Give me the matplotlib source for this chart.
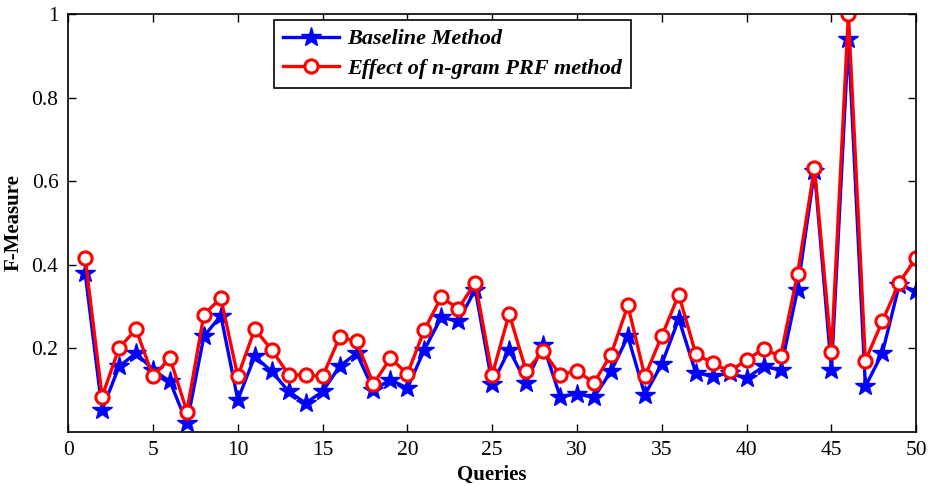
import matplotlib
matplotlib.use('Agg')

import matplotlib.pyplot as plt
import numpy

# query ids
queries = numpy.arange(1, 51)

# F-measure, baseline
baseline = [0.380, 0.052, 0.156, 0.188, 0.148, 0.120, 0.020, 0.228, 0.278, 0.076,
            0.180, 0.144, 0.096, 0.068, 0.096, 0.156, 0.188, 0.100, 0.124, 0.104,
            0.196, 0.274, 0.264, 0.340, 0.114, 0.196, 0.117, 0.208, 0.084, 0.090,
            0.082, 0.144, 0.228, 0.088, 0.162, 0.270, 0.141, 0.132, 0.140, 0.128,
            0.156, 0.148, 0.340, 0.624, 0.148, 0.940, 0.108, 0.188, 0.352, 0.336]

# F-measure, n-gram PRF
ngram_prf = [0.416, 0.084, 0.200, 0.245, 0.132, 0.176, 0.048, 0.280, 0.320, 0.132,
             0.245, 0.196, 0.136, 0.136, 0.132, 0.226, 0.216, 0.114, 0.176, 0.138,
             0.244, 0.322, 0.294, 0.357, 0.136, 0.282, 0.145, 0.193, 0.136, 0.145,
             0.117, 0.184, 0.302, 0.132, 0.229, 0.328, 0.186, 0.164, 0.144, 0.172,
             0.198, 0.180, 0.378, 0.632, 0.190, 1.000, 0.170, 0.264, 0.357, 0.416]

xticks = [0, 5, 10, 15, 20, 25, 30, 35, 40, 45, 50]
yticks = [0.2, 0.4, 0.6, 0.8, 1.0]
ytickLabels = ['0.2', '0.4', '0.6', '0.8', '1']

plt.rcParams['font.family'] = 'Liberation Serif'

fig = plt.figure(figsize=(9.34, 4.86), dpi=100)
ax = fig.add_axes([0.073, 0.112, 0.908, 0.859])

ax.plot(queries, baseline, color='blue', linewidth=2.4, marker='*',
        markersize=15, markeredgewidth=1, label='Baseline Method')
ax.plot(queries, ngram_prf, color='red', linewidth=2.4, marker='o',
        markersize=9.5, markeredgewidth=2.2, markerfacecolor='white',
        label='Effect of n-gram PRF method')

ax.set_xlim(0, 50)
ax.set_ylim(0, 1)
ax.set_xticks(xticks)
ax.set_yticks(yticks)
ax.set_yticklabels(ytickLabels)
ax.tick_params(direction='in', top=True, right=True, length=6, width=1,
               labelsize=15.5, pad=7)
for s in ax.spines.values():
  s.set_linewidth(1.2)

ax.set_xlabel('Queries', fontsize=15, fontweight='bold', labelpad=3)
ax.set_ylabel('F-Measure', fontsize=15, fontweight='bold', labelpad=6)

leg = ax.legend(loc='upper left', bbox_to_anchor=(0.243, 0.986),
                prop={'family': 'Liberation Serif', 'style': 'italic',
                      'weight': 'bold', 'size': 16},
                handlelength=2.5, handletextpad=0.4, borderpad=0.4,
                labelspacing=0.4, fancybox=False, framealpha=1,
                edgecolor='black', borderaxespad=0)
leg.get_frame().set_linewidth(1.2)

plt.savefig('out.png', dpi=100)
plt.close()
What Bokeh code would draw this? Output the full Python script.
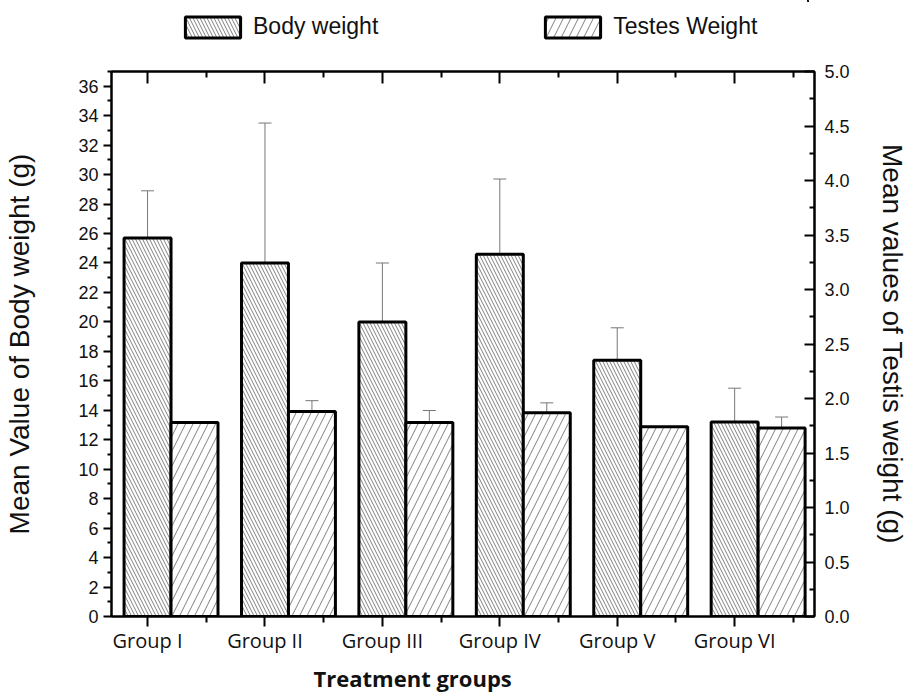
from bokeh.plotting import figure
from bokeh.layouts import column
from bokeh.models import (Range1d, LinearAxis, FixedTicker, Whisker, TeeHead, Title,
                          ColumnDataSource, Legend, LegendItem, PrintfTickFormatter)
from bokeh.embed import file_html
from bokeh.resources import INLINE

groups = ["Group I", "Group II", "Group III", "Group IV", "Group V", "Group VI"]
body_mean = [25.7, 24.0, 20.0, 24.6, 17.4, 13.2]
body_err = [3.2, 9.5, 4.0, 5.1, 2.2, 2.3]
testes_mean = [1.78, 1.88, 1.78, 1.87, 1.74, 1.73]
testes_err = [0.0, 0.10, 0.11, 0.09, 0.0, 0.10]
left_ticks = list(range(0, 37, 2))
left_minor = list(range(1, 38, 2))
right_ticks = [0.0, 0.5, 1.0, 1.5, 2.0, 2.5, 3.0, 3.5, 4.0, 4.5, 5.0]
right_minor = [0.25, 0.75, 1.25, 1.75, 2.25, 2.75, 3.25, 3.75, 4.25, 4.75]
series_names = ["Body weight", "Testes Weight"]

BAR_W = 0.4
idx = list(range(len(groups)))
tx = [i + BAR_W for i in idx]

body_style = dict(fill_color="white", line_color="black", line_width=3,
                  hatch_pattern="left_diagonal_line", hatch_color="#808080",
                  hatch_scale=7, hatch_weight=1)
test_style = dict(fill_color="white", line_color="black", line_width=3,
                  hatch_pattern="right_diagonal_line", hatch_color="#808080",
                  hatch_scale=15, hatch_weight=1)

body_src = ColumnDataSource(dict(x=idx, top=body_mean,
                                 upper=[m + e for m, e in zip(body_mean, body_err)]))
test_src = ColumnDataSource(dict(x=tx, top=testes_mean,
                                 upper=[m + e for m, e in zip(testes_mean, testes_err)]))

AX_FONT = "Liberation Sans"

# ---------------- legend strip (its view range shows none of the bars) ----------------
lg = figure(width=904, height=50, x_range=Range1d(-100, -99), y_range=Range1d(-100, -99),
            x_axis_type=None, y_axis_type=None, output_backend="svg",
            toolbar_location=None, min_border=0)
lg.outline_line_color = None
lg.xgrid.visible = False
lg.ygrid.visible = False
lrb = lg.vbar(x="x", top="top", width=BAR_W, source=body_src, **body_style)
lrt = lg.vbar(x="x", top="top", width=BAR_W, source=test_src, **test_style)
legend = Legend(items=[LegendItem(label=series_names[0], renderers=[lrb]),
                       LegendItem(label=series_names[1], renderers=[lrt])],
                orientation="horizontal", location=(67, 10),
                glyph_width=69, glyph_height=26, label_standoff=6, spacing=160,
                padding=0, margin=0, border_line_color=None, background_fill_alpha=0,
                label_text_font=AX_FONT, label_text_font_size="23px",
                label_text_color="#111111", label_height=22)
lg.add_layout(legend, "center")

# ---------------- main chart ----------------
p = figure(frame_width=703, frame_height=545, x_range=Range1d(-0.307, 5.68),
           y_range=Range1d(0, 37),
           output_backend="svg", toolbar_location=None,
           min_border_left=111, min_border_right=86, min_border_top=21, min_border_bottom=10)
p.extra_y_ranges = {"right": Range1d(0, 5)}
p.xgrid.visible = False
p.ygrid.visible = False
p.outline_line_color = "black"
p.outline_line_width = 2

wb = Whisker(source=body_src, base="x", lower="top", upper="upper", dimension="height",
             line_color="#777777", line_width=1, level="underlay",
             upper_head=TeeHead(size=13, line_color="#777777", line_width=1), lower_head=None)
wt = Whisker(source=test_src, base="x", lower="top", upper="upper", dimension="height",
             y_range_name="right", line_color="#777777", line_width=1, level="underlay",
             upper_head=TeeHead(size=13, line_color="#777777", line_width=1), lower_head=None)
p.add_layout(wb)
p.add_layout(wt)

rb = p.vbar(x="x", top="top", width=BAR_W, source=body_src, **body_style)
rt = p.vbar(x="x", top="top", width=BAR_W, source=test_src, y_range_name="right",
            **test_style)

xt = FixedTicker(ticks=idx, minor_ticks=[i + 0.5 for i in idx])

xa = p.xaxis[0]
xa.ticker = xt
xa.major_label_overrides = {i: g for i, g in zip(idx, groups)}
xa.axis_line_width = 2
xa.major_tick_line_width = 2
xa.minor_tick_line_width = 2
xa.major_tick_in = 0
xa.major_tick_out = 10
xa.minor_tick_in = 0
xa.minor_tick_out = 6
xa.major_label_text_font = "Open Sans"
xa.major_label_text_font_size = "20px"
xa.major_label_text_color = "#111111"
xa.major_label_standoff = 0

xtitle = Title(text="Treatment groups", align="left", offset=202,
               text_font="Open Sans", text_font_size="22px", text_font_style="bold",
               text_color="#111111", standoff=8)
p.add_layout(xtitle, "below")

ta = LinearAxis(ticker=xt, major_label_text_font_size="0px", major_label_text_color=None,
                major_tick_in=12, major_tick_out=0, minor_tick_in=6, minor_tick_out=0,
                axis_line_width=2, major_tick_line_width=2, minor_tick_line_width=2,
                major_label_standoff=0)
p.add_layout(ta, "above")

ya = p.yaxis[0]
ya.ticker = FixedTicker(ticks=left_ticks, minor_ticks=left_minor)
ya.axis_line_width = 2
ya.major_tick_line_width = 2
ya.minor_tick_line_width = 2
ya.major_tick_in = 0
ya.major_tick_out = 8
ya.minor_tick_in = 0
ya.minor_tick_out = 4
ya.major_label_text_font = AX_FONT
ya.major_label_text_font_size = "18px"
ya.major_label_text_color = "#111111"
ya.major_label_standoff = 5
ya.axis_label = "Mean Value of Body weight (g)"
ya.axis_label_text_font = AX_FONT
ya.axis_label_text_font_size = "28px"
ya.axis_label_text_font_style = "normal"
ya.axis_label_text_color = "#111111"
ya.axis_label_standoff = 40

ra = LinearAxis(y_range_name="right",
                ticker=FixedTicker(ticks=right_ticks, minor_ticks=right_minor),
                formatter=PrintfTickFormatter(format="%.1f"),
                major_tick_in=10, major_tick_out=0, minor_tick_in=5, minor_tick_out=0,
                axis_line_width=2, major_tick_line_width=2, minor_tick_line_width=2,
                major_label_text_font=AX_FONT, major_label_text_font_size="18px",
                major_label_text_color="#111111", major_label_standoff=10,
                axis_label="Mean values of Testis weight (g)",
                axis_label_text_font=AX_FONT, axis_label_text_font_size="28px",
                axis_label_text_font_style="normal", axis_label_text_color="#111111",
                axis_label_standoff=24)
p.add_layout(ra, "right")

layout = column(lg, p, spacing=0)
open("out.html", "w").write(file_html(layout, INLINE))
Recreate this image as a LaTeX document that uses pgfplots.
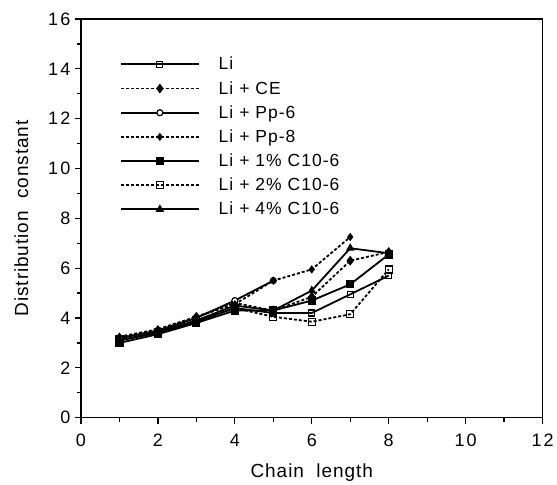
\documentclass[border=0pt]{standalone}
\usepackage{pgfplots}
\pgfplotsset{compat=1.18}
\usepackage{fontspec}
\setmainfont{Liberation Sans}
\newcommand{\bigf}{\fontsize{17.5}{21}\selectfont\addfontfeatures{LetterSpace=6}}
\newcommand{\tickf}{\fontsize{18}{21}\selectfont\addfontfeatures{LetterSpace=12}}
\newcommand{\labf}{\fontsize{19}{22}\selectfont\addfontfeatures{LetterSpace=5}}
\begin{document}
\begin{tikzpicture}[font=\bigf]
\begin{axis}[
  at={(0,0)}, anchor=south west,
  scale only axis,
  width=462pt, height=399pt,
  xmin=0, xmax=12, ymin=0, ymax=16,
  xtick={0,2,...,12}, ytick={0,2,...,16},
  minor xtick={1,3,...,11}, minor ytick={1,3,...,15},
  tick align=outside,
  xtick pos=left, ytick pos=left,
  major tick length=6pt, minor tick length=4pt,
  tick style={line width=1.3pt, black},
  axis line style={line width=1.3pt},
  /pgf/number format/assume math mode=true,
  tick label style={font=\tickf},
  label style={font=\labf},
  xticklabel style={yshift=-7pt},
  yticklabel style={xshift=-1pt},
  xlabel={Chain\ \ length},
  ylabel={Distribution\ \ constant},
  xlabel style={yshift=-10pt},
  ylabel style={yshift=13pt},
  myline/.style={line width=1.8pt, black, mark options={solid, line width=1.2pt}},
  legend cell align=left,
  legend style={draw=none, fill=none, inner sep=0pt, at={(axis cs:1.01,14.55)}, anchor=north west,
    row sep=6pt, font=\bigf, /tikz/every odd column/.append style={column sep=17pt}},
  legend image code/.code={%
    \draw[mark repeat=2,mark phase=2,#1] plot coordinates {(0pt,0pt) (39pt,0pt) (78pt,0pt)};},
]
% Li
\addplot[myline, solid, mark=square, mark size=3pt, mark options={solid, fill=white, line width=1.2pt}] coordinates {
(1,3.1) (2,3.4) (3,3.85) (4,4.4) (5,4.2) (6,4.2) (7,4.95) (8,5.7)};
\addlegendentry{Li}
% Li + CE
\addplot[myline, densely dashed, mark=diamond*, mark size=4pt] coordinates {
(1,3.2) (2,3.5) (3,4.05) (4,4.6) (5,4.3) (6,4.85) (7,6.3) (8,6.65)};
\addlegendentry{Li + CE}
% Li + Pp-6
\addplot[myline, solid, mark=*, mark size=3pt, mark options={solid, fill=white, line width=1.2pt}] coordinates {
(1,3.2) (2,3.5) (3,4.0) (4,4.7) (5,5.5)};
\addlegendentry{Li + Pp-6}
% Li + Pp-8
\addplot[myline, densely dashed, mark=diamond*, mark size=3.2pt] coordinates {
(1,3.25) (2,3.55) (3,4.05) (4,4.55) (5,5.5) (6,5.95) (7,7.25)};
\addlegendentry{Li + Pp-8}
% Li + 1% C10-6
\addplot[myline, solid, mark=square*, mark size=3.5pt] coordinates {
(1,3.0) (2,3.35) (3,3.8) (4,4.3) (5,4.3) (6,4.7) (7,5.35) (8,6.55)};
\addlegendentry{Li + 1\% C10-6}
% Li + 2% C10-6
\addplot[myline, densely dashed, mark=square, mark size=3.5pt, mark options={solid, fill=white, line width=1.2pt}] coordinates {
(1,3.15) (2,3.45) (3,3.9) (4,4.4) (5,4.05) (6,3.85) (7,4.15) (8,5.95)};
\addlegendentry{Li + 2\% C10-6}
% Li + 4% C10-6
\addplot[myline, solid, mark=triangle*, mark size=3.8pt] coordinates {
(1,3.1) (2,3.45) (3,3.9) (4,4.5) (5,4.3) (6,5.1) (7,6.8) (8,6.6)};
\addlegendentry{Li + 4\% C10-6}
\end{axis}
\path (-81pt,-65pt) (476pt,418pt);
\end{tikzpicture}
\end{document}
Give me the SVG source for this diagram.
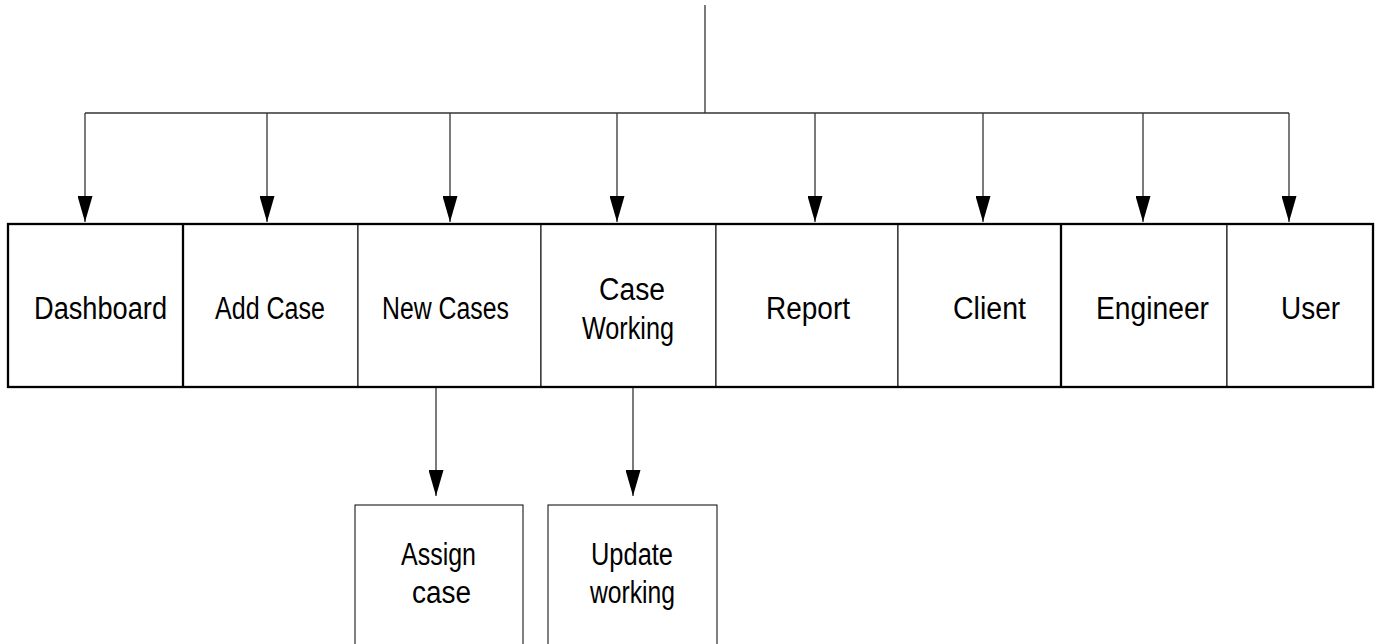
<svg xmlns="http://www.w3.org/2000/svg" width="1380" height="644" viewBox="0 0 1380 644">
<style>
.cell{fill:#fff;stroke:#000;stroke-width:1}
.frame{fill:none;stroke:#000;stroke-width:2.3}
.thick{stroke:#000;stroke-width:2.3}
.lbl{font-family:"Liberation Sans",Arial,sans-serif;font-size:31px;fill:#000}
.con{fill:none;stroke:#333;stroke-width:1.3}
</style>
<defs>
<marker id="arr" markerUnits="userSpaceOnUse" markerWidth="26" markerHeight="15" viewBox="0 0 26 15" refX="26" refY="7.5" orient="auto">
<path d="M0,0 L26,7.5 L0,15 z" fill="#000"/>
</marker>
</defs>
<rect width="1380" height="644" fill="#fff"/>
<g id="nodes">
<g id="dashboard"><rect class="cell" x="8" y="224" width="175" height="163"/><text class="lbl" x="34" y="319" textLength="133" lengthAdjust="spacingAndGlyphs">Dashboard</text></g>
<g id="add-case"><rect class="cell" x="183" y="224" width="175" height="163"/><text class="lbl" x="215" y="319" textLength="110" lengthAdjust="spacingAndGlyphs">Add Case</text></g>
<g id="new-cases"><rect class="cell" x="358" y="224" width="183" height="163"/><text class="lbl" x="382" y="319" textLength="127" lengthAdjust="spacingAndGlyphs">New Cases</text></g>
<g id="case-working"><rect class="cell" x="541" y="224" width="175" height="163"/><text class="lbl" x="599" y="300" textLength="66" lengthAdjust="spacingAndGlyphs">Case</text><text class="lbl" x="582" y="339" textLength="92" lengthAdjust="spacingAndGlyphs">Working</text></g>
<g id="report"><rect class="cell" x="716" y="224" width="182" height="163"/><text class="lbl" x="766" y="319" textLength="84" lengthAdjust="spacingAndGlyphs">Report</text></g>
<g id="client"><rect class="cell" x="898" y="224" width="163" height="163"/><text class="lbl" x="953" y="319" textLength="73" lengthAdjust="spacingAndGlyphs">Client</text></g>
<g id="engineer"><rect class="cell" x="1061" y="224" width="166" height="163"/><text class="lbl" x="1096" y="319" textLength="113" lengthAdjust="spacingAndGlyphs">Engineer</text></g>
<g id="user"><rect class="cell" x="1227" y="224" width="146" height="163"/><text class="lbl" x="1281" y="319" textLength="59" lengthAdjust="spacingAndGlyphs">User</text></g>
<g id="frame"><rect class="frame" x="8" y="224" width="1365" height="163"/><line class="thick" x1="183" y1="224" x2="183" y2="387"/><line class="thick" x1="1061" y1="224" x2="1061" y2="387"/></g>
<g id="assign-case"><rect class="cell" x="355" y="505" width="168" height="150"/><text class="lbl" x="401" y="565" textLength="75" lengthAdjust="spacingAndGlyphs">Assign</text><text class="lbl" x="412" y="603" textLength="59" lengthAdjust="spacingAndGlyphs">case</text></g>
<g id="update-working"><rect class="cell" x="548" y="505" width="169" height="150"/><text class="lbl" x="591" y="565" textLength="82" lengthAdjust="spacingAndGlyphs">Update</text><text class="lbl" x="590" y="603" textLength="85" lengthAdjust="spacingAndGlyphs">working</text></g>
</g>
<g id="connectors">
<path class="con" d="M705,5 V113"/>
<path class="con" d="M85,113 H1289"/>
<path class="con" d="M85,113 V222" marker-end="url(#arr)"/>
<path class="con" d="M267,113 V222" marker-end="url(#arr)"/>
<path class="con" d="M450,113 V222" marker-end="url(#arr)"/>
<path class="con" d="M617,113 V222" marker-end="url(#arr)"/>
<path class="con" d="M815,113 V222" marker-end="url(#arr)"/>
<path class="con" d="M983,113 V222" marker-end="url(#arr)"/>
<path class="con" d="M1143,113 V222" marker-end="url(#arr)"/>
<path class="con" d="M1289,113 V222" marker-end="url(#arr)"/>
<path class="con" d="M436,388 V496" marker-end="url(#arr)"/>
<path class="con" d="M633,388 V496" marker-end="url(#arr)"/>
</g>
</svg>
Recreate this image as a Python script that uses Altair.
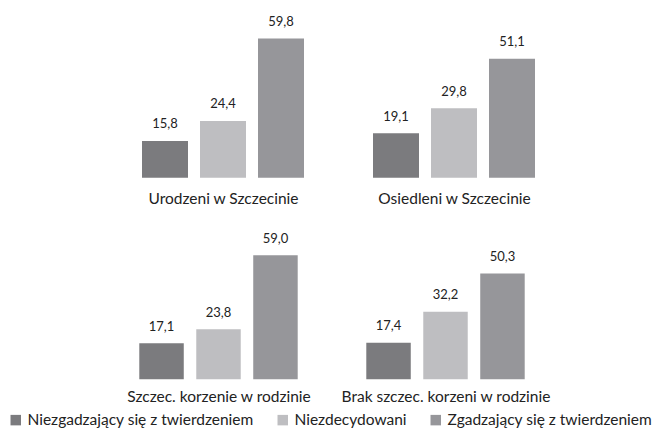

#####

Where a line above holds the string "draw", show that line.

* Written answer:
What Bokeh code would draw this? Output the full Python script.
  legend style={draw=none, fill=none, inner sep=0pt, at={(axis cs:1.01,14.55)}, anchor=north west,
    \draw[mark repeat=2,mark phase=2,#1] plot coordinates {(0pt,0pt) (39pt,0pt) (78pt,0pt)};},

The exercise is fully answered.